Summer lingered on Colorado’s Front Range. Winds didn’t stirred up like they usually do and the daytime highs remained in the 70s, well into October, when Jay and I were set to meet Dennis Collier out at some carp flats. It’s a favorite and it holds lots of good times, but we hadn’t fished it recently—we’d given it space—and the summer had flown by, racing to pass off the baton. I think it gets tired of all the tourists.

But Dennis had been hitting it hard all summer. He wanted to try the “carp thing,” he’d told Jay, who pointed him here. “He’s a good guy,” Jay reassured. For just like words, we hand waters to our friends, too. Special spots, secret pools, unmapped forks in streams. But unlike writing, this holds the unspoken agreement that they’ll Do No Harm.

Our trucks pulled up at the same time, and Dennis had his fly rod rigged before mine was out of its tube. “It was a cold morning in the mountains,” I said, making an excuse and taking another swig of coffee, acclimating to a few thousand feet of difference.
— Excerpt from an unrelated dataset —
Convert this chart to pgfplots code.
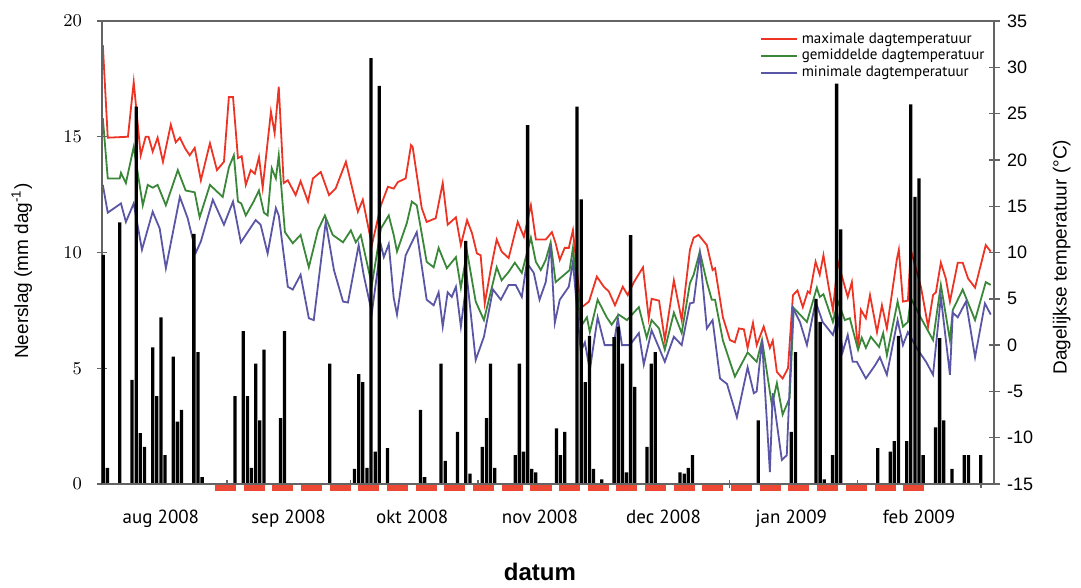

But it was chilly here, too. There’d been a frost warning the night before.

The water was high but clear-ish, and we walked down the shoreline quietly, swapping out lead position. There were a few carp close, holding in shallow, reedy water that was the first to warm. “Gotta use your ‘blue-heron vision’” Dennis chuckled. Jay hooked up on his first cast and Dennis howled, “That’s what I wanted to see! The master!”

Dennis pulled out boxes of flies from his pack, tied from observation of this place and these fish. He pointed to the cattails where they often hide, and to the waterline that had lowered from a few weeks back. He was giddy about it all, and as Jay said later, it was fun—being shown around an old place by someone new, who loves it just as much as you. But in a different way, for different reasons… for we all have our own.

Like rereading books, waters differ given the company and present state of mind. You catch those spaces and letters, coves and inlets, enthusiasm and fun you’d been missing. Ernest Hemingway also wrote that you “see or learn something new” every time you reread. Which is perhaps why his sentences were so short. So too, you learn something every time you fish with another angler, even if nothing mindblowingly new.  You’re reminded, perhaps, of what it felt like to be at a beginning, attentive to every small possibility, like watching a nest of eggs and waiting to hear the peep-peeping through the shells.